§ TASK
Repeat the material below word for word and leave out all pictures.

§ PROVIDED MATERIAL
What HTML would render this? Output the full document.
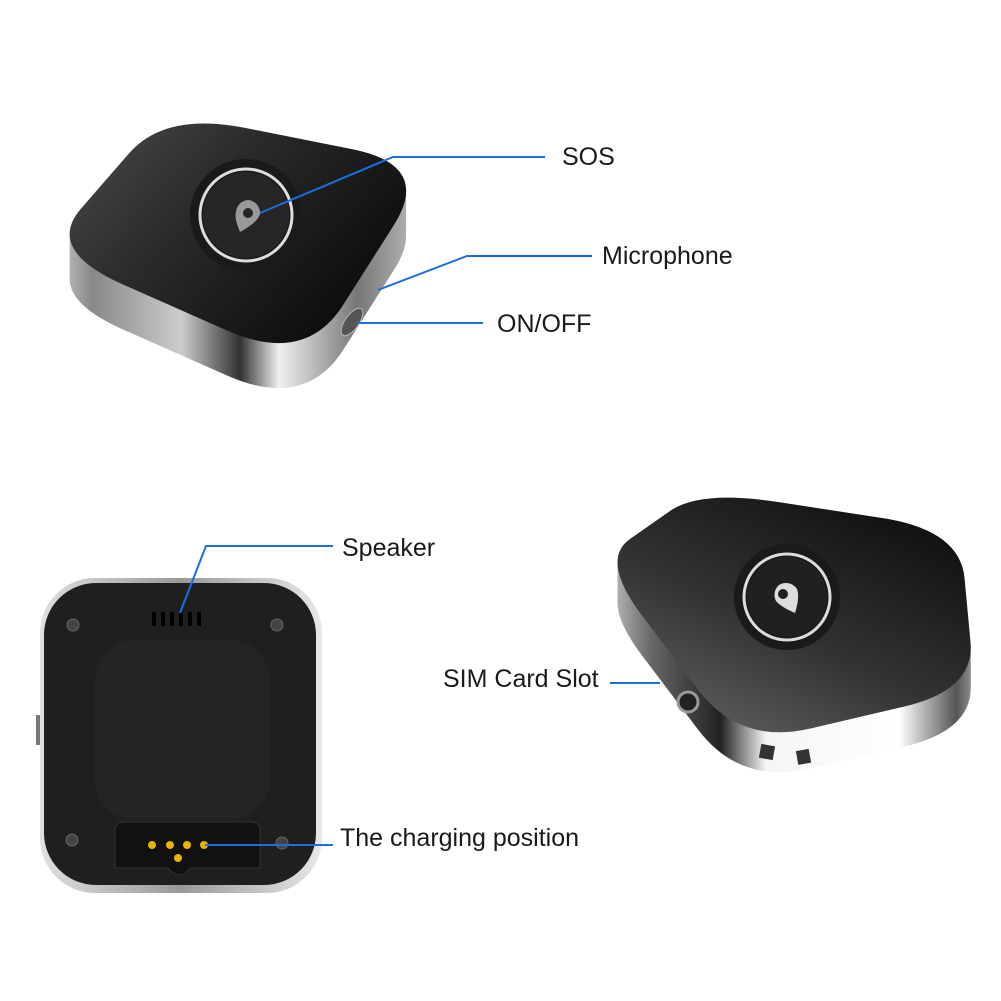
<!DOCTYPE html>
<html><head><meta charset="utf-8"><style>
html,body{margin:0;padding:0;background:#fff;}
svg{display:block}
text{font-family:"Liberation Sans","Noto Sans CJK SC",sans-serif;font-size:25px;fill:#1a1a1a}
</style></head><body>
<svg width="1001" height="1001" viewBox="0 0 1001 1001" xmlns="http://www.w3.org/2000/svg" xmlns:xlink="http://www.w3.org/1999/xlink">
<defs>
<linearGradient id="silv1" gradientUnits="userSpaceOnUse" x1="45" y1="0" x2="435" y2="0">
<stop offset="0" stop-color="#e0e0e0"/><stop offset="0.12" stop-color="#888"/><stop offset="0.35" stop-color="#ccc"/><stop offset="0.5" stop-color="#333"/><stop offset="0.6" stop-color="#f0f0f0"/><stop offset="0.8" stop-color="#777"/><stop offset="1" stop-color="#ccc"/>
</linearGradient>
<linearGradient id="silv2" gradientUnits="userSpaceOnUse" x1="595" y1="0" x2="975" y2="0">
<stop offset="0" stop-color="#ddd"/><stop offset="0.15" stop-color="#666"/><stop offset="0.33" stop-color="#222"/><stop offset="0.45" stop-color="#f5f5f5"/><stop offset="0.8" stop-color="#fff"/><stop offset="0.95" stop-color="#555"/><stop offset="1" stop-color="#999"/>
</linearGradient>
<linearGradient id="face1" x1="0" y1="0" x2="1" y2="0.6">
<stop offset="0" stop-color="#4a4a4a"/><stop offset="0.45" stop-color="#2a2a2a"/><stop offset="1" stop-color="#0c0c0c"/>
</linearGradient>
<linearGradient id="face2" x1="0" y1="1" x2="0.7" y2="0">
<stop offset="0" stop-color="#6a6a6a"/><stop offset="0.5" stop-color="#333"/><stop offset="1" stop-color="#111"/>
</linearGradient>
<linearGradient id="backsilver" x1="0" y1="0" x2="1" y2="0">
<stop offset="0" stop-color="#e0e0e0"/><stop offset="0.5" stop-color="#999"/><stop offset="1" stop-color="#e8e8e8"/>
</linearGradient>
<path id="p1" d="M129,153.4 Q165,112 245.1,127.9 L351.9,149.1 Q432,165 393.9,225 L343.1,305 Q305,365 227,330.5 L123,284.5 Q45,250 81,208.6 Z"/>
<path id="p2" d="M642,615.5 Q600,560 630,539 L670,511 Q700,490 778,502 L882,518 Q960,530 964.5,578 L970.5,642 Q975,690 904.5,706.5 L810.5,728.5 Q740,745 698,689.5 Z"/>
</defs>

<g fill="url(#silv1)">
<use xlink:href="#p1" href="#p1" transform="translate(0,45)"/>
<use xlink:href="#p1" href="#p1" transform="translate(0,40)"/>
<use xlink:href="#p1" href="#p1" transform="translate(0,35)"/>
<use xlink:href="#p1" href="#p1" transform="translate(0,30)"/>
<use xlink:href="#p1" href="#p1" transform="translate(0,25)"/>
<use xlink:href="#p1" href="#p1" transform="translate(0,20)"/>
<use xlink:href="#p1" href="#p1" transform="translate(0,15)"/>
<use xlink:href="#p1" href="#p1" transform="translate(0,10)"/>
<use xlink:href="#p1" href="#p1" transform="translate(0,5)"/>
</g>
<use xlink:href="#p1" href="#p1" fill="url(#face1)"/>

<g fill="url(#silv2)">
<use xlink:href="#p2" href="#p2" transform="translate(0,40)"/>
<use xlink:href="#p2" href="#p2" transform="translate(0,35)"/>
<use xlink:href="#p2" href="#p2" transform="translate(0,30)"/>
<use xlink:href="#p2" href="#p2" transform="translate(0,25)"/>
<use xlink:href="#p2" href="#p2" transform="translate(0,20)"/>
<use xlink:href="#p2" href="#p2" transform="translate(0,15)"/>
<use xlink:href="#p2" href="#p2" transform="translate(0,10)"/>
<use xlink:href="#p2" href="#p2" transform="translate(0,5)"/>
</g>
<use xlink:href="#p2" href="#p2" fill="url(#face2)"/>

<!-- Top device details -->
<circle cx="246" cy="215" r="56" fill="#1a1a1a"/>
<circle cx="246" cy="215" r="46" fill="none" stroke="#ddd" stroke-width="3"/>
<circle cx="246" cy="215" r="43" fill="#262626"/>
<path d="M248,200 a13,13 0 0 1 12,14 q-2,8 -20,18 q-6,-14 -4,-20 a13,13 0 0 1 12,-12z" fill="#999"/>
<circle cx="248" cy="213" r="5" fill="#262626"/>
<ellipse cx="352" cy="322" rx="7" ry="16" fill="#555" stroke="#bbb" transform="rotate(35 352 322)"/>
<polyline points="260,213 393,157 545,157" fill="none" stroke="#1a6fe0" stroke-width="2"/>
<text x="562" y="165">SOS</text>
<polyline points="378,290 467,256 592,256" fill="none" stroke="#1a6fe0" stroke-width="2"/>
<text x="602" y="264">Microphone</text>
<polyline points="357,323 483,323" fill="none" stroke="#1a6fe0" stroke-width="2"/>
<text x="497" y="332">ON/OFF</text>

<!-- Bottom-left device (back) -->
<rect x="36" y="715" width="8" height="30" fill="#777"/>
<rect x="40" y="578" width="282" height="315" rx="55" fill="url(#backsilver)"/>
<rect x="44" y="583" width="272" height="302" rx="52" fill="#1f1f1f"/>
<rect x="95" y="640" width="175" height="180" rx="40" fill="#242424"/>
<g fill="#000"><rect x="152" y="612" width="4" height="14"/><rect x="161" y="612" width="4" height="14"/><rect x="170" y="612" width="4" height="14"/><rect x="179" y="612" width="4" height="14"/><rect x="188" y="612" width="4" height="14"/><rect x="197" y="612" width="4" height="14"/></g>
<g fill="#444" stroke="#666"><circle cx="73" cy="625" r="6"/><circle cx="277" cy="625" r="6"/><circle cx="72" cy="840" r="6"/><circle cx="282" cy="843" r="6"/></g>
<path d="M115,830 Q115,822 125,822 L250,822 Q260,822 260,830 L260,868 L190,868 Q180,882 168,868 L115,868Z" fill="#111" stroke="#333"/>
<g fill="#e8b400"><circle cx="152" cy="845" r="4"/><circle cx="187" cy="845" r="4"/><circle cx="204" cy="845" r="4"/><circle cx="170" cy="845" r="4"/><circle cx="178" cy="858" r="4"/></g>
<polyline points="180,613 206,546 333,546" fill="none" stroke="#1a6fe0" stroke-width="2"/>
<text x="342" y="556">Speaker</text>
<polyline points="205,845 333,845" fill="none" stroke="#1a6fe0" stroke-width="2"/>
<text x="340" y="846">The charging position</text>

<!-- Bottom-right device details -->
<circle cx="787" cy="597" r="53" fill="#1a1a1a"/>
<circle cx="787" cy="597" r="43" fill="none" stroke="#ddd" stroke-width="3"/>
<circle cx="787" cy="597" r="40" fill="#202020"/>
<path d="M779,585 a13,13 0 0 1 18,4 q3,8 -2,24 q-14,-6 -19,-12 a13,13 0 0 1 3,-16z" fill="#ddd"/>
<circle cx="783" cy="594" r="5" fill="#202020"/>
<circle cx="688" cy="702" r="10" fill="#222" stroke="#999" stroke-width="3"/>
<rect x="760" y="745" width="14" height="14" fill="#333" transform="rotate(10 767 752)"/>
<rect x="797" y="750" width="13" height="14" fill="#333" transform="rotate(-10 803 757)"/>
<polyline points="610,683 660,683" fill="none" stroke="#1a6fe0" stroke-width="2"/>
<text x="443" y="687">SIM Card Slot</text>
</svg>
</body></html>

§ ANSWER TO THE PROBLEM
What HTML would render this? Output the full document.
<!DOCTYPE html>
<html><head><meta charset="utf-8"><style>
html,body{margin:0;padding:0;background:#fff;}
svg{display:block}
text{font-family:"Liberation Sans","Noto Sans CJK SC",sans-serif;font-size:25px;fill:#1a1a1a}
</style></head><body>
<svg width="1001" height="1001" viewBox="0 0 1001 1001" xmlns="http://www.w3.org/2000/svg" xmlns:xlink="http://www.w3.org/1999/xlink">
<defs>
<linearGradient id="silv1" gradientUnits="userSpaceOnUse" x1="45" y1="0" x2="435" y2="0">
<stop offset="0" stop-color="#e0e0e0"/><stop offset="0.12" stop-color="#888"/><stop offset="0.35" stop-color="#ccc"/><stop offset="0.5" stop-color="#333"/><stop offset="0.6" stop-color="#f0f0f0"/><stop offset="0.8" stop-color="#777"/><stop offset="1" stop-color="#ccc"/>
</linearGradient>
<linearGradient id="silv2" gradientUnits="userSpaceOnUse" x1="595" y1="0" x2="975" y2="0">
<stop offset="0" stop-color="#ddd"/><stop offset="0.15" stop-color="#666"/><stop offset="0.33" stop-color="#222"/><stop offset="0.45" stop-color="#f5f5f5"/><stop offset="0.8" stop-color="#fff"/><stop offset="0.95" stop-color="#555"/><stop offset="1" stop-color="#999"/>
</linearGradient>
<linearGradient id="face1" x1="0" y1="0" x2="1" y2="0.6">
<stop offset="0" stop-color="#4a4a4a"/><stop offset="0.45" stop-color="#2a2a2a"/><stop offset="1" stop-color="#0c0c0c"/>
</linearGradient>
<linearGradient id="face2" x1="0" y1="1" x2="0.7" y2="0">
<stop offset="0" stop-color="#6a6a6a"/><stop offset="0.5" stop-color="#333"/><stop offset="1" stop-color="#111"/>
</linearGradient>
<linearGradient id="backsilver" x1="0" y1="0" x2="1" y2="0">
<stop offset="0" stop-color="#e0e0e0"/><stop offset="0.5" stop-color="#999"/><stop offset="1" stop-color="#e8e8e8"/>
</linearGradient>
<path id="p1" d="M129,153.4 Q165,112 245.1,127.9 L351.9,149.1 Q432,165 393.9,225 L343.1,305 Q305,365 227,330.5 L123,284.5 Q45,250 81,208.6 Z"/>
<path id="p2" d="M642,615.5 Q600,560 630,539 L670,511 Q700,490 778,502 L882,518 Q960,530 964.5,578 L970.5,642 Q975,690 904.5,706.5 L810.5,728.5 Q740,745 698,689.5 Z"/>
</defs>

<g fill="url(#silv1)">
<use xlink:href="#p1" href="#p1" transform="translate(0,45)"/>
<use xlink:href="#p1" href="#p1" transform="translate(0,40)"/>
<use xlink:href="#p1" href="#p1" transform="translate(0,35)"/>
<use xlink:href="#p1" href="#p1" transform="translate(0,30)"/>
<use xlink:href="#p1" href="#p1" transform="translate(0,25)"/>
<use xlink:href="#p1" href="#p1" transform="translate(0,20)"/>
<use xlink:href="#p1" href="#p1" transform="translate(0,15)"/>
<use xlink:href="#p1" href="#p1" transform="translate(0,10)"/>
<use xlink:href="#p1" href="#p1" transform="translate(0,5)"/>
</g>
<use xlink:href="#p1" href="#p1" fill="url(#face1)"/>

<g fill="url(#silv2)">
<use xlink:href="#p2" href="#p2" transform="translate(0,40)"/>
<use xlink:href="#p2" href="#p2" transform="translate(0,35)"/>
<use xlink:href="#p2" href="#p2" transform="translate(0,30)"/>
<use xlink:href="#p2" href="#p2" transform="translate(0,25)"/>
<use xlink:href="#p2" href="#p2" transform="translate(0,20)"/>
<use xlink:href="#p2" href="#p2" transform="translate(0,15)"/>
<use xlink:href="#p2" href="#p2" transform="translate(0,10)"/>
<use xlink:href="#p2" href="#p2" transform="translate(0,5)"/>
</g>
<use xlink:href="#p2" href="#p2" fill="url(#face2)"/>

<!-- Top device details -->
<circle cx="246" cy="215" r="56" fill="#1a1a1a"/>
<circle cx="246" cy="215" r="46" fill="none" stroke="#ddd" stroke-width="3"/>
<circle cx="246" cy="215" r="43" fill="#262626"/>
<path d="M248,200 a13,13 0 0 1 12,14 q-2,8 -20,18 q-6,-14 -4,-20 a13,13 0 0 1 12,-12z" fill="#999"/>
<circle cx="248" cy="213" r="5" fill="#262626"/>
<ellipse cx="352" cy="322" rx="7" ry="16" fill="#555" stroke="#bbb" transform="rotate(35 352 322)"/>
<polyline points="260,213 393,157 545,157" fill="none" stroke="#1a6fe0" stroke-width="2"/>
<text x="562" y="165">SOS</text>
<polyline points="378,290 467,256 592,256" fill="none" stroke="#1a6fe0" stroke-width="2"/>
<text x="602" y="264">Microphone</text>
<polyline points="357,323 483,323" fill="none" stroke="#1a6fe0" stroke-width="2"/>
<text x="497" y="332">ON/OFF</text>

<!-- Bottom-left device (back) -->
<rect x="36" y="715" width="8" height="30" fill="#777"/>
<rect x="40" y="578" width="282" height="315" rx="55" fill="url(#backsilver)"/>
<rect x="44" y="583" width="272" height="302" rx="52" fill="#1f1f1f"/>
<rect x="95" y="640" width="175" height="180" rx="40" fill="#242424"/>
<g fill="#000"><rect x="152" y="612" width="4" height="14"/><rect x="161" y="612" width="4" height="14"/><rect x="170" y="612" width="4" height="14"/><rect x="179" y="612" width="4" height="14"/><rect x="188" y="612" width="4" height="14"/><rect x="197" y="612" width="4" height="14"/></g>
<g fill="#444" stroke="#666"><circle cx="73" cy="625" r="6"/><circle cx="277" cy="625" r="6"/><circle cx="72" cy="840" r="6"/><circle cx="282" cy="843" r="6"/></g>
<path d="M115,830 Q115,822 125,822 L250,822 Q260,822 260,830 L260,868 L190,868 Q180,882 168,868 L115,868Z" fill="#111" stroke="#333"/>
<g fill="#e8b400"><circle cx="152" cy="845" r="4"/><circle cx="187" cy="845" r="4"/><circle cx="204" cy="845" r="4"/><circle cx="170" cy="845" r="4"/><circle cx="178" cy="858" r="4"/></g>
<polyline points="180,613 206,546 333,546" fill="none" stroke="#1a6fe0" stroke-width="2"/>
<text x="342" y="556">Speaker</text>
<polyline points="205,845 333,845" fill="none" stroke="#1a6fe0" stroke-width="2"/>
<text x="340" y="846">The charging position</text>

<!-- Bottom-right device details -->
<circle cx="787" cy="597" r="53" fill="#1a1a1a"/>
<circle cx="787" cy="597" r="43" fill="none" stroke="#ddd" stroke-width="3"/>
<circle cx="787" cy="597" r="40" fill="#202020"/>
<path d="M779,585 a13,13 0 0 1 18,4 q3,8 -2,24 q-14,-6 -19,-12 a13,13 0 0 1 3,-16z" fill="#ddd"/>
<circle cx="783" cy="594" r="5" fill="#202020"/>
<circle cx="688" cy="702" r="10" fill="#222" stroke="#999" stroke-width="3"/>
<rect x="760" y="745" width="14" height="14" fill="#333" transform="rotate(10 767 752)"/>
<rect x="797" y="750" width="13" height="14" fill="#333" transform="rotate(-10 803 757)"/>
<polyline points="610,683 660,683" fill="none" stroke="#1a6fe0" stroke-width="2"/>
<text x="443" y="687">SIM Card Slot</text>
</svg>
</body></html>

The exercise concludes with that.